From Tocci VDC Modeler Graham Salzberg

One of the things I most admire about working for Tocci Building Company is their conviction to be at the cutting edge, while constantly striving to improve the delivery process in order to achieve the best end product. This is also evident in the companies hiring practices, which has built an arsenal of employees with a diversity of backgrounds and experiences. Tocci’s encouragement for its employees to continue to build on their professional development outside the walls of its office helps foster a stimulating work culture that ultimately reflects back to the company’s ability to think outside the box and stay at the forefront of the industry.

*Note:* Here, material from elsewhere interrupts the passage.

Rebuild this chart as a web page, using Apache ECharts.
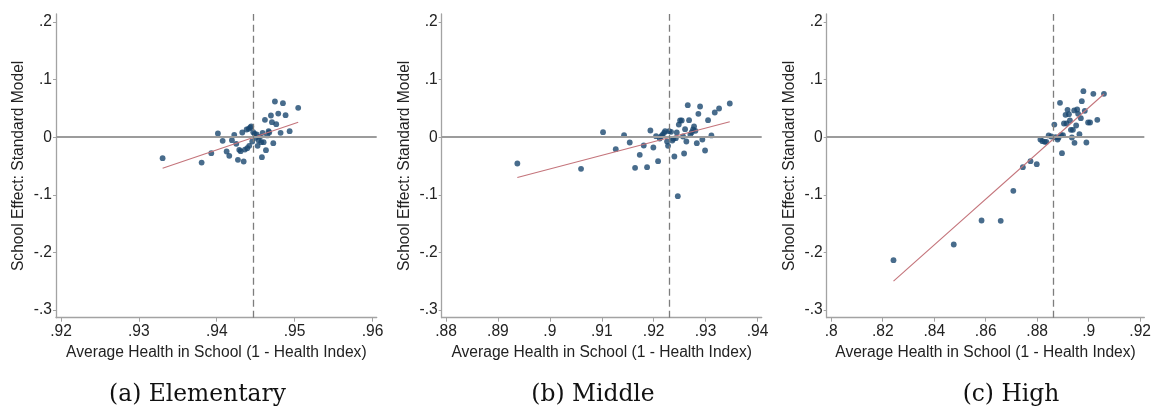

As for myself, when I send off my co-location schedule at the beginning of the week, it states that, I am “out of office” on Mondays. On Mondays I can be found at a local architecture firm that focuses on sustainable design. There, I am taking the opportunity to supplement my professional development and strong passion for sustainable architecture and design. The firm is an innovative residential Architecture and Energy consulting firm located in Boston specializing in single family residential architecture using advanced building science techniques and practices for the ultimate goal of attaining the most energy efficient solutions possible with the greatest ROI in mind. (both for the client’s wallet and for the environment.)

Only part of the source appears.